Rewinding The Clock: An ACA Repeal Would Put Money Back In The Wealthy’s Pockets

2 minute read
by Robert Sheen
Rewinding The Clock: An ACA Repeal Would Put Money Back In The Wealthy’s Pockets

At face value, it’s difficult for many to comprehend exactly what a repeal of the Affordable Care Act would entail during the upcoming Trump Administration. For some, there’s really no effect, as employer-sponsored healthcare would more than likely remain from most employers. For others—particularly those whose healthcare was purchased through the Health Insurance Marketplace—their healthcare would vanish, replaced with something possibly less comprehensive and more expensive.

It’s a scary scenario, compounded by Donald Trump’s wavering on what he truly plans to do with healthcare. But a new article by the Huffington Post’s Jonathan Cohn takes the concerns a step further.
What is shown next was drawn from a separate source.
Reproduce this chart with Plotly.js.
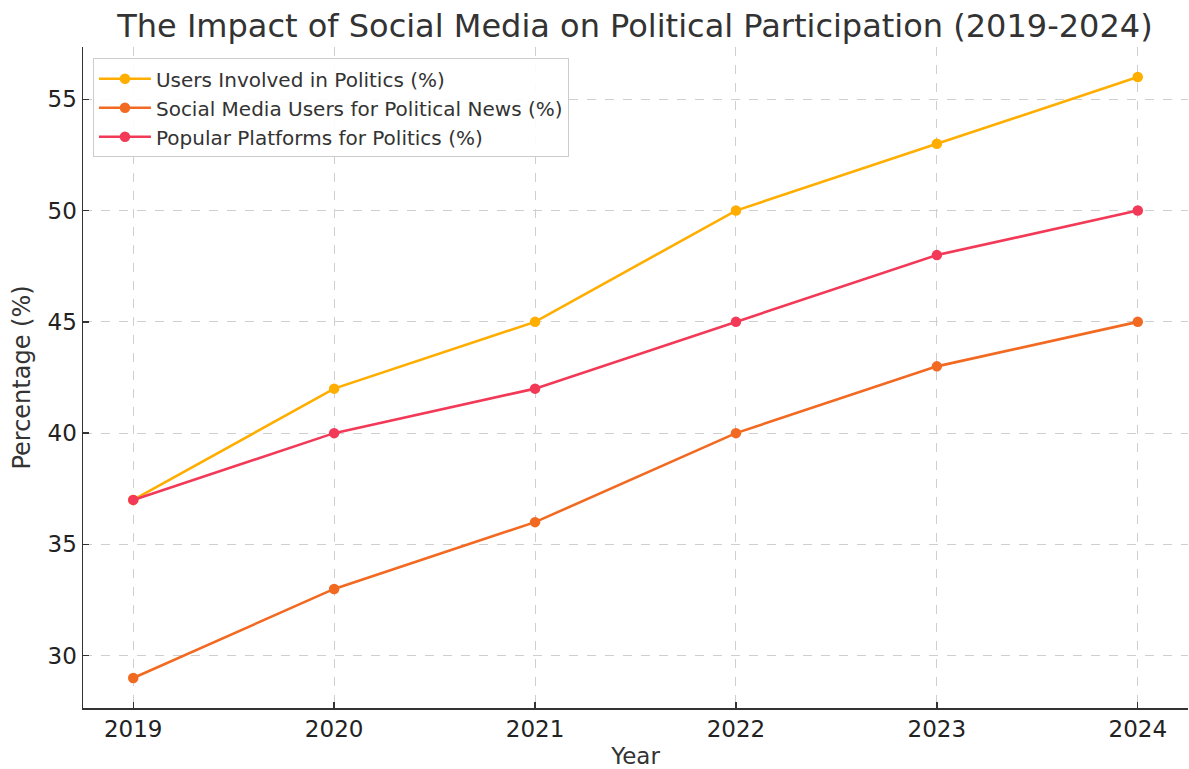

Not only would an ACA repeal strip the healthcare of over 20 million Americans, but it would return money to the pockets of those who need it the least.

In Cohn’s commentary, he explains how the business model of the Affordable Care Act was derived from taxing the presumed 1%—including corporations and well-paid individuals—utilizing that money to fund the multiple programs that have come since the ACA was enacted in 2010. Repealing the law would cancel that taxing, and while those who previously had no healthcare due to cost now received it, they would lose it with the money being returned to the abundantly wealthy, including the possibility of Donald Trump himself.

Sure, taxing wealthy families at a higher rate (called a “surcharge”) and forcing applicable large employers to pay penalties for failing to offer their employees healthcare coverage may be seen as “unfair” by those having to pay it, but consider how that the likely small dent to their incomes has helped an entire nation. Removing the affordability of healthcare for 20 million Americans in an effort to return money to the already wealthy is indeed a controversial topic. Where do you stand?